Over a fairly long period of time, all long-term bitcoin valuation models were eventually broken, but the one that maintained the strongest narrative of this cycle was the power law model.
Historically, in previous cycles, bitcoin has tended to exceed this pattern during bull markets and fall below it during bear markets, but in the current cycle, the price has largely remained close to the pattern’s trajectory.
Bitcoin’s power law framework provides a mathematical perspective on long-term price trends, revealing that bitcoin’s historical performance follows a power law distribution on a logarithmic scale. This implies a relationship between time and price. However, the model relies on historical observations.
In theory, it is a retrospective model and does not guarantee the accuracy of future forecasts, particularly given the unpredictable nature of financial markets. The model is useful for understanding long-term structural trends.

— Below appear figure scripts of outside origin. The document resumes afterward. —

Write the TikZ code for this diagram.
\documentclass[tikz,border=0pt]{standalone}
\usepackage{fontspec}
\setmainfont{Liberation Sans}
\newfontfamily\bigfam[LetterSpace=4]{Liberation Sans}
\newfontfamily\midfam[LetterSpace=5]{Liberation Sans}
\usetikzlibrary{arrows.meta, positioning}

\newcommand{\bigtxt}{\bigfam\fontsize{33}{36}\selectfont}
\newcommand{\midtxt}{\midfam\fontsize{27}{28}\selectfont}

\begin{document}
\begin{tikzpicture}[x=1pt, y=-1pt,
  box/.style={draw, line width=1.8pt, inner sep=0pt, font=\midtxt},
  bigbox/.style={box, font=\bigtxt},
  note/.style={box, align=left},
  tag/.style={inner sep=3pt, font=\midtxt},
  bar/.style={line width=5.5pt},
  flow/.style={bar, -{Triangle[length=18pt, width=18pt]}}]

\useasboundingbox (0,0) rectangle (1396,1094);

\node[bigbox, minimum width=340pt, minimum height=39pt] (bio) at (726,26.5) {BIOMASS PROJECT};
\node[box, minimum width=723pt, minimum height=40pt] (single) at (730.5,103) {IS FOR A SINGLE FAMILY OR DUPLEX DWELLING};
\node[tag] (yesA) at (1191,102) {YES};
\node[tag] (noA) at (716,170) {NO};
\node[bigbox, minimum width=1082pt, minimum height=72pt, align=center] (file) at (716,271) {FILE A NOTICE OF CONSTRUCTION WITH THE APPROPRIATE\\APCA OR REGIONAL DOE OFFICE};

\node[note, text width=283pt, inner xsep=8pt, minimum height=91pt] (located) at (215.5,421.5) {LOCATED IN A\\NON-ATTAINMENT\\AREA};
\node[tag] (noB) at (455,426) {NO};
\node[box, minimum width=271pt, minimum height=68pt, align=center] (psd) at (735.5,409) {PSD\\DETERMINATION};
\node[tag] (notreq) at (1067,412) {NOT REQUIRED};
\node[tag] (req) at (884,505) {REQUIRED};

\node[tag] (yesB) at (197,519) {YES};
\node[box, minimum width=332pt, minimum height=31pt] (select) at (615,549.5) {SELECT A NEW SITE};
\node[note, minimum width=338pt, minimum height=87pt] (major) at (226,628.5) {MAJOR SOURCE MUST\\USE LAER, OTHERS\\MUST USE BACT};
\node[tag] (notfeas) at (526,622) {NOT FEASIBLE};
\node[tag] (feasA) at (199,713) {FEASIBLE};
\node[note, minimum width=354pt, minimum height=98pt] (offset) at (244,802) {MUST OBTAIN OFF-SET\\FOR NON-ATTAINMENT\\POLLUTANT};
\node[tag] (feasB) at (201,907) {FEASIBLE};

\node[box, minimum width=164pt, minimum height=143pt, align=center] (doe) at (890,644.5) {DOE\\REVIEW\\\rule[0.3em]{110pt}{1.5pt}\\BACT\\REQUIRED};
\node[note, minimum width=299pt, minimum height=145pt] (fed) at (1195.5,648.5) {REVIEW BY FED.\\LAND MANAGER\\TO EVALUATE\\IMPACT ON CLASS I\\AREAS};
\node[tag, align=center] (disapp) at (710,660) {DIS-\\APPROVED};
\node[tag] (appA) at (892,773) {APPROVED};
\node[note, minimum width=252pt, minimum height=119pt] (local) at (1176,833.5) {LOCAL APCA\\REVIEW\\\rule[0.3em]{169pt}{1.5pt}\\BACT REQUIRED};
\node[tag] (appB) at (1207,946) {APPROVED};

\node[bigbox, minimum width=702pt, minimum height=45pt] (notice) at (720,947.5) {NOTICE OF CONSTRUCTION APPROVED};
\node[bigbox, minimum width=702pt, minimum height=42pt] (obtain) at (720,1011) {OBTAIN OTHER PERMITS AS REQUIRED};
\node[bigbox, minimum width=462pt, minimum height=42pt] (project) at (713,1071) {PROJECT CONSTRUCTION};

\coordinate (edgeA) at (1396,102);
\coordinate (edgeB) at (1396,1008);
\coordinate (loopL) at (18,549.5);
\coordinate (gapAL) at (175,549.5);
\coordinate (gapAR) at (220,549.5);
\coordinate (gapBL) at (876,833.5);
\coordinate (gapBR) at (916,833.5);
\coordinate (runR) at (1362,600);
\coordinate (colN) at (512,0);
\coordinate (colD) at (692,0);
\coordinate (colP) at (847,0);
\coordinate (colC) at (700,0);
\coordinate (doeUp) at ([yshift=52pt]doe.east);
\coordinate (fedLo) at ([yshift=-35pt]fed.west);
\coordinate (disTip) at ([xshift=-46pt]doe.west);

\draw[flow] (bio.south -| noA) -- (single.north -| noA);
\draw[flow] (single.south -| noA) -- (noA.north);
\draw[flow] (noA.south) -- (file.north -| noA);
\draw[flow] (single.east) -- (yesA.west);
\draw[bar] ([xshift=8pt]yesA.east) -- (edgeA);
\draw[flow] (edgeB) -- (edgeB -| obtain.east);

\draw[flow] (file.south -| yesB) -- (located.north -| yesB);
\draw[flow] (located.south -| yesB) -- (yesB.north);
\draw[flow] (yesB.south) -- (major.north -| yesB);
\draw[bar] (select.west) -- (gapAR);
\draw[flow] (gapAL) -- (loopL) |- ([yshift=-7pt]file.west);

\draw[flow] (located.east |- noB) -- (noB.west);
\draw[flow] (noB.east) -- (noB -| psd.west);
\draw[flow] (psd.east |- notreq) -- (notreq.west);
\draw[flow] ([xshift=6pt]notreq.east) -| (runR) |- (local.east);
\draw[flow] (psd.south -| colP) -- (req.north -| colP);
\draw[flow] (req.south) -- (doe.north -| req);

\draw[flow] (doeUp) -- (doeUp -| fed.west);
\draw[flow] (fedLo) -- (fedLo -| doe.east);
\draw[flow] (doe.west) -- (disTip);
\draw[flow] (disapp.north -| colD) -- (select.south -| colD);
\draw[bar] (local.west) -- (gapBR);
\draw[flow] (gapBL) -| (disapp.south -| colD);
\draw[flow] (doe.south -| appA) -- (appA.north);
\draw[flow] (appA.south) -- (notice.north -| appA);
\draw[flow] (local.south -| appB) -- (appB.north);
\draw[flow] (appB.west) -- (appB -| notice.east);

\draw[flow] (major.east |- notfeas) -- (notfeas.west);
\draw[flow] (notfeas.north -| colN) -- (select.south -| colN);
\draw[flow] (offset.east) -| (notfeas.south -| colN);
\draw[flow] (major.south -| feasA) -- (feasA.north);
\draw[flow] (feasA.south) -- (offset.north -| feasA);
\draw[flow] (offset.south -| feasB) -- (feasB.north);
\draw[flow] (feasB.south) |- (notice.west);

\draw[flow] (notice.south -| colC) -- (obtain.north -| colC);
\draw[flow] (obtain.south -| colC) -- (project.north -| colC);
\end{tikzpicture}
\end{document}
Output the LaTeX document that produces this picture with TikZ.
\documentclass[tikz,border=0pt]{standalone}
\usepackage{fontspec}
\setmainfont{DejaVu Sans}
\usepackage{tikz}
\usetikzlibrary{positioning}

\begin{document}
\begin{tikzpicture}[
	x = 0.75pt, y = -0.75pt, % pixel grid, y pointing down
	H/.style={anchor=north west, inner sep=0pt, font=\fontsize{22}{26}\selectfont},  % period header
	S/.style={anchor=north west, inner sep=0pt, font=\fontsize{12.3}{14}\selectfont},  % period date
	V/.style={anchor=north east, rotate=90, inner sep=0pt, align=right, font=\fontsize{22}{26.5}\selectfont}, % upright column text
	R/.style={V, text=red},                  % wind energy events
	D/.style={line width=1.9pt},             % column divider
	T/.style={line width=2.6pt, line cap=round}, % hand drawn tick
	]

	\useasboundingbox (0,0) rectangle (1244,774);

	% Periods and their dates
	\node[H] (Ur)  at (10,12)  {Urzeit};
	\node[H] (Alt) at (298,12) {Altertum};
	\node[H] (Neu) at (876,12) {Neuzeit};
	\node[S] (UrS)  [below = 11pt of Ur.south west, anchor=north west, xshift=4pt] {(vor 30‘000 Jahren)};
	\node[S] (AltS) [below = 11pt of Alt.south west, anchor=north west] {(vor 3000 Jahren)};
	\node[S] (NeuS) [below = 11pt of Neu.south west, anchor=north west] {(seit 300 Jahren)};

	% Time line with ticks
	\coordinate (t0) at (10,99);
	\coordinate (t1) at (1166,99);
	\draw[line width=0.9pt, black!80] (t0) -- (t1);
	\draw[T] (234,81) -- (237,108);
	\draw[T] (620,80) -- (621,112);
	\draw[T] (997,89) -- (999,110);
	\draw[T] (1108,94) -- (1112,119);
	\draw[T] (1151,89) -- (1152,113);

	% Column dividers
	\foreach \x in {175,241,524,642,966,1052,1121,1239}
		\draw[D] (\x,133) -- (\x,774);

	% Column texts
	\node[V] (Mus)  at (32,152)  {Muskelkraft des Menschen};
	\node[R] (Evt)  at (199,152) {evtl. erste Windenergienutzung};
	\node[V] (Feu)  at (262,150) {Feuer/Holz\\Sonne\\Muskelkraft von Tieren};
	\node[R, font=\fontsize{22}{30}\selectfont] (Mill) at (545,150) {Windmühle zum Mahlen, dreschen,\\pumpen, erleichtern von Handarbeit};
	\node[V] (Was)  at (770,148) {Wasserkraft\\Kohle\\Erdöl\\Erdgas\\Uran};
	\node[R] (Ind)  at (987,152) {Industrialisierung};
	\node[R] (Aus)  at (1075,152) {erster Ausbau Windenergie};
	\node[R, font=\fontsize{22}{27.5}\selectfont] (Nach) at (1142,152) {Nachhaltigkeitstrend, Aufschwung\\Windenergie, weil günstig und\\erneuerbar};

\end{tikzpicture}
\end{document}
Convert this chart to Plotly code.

Below $90,000, bitcoin is currently trading at a sharp discount to the pattern. The power law value sits near $118,000, putting the spot price approximately 32% below the model. This is the largest gap since the end of the yen carry trade in August 2024, which produced a 35% deviation from the trendline and took three months to recover.
From a broader perspective, Bitcoin has spent most of this cycle moving closer to the pattern, whereas in previous cycles it has deviated much more aggressively above and below it.
During the last cycle, the most prominent model was the stock-to-flow framework created by anonymous analyst Plan B, which assumes that scarcity directly determines value. The model is no longer valid as of January 2021 and, according to current Glassnode data, this would imply a price of around $1.3 million per bitcoin today.
The key question now is whether the bitcoin average will return to the power law trend or whether it will collapse and call into question the validity of another long-standing pattern.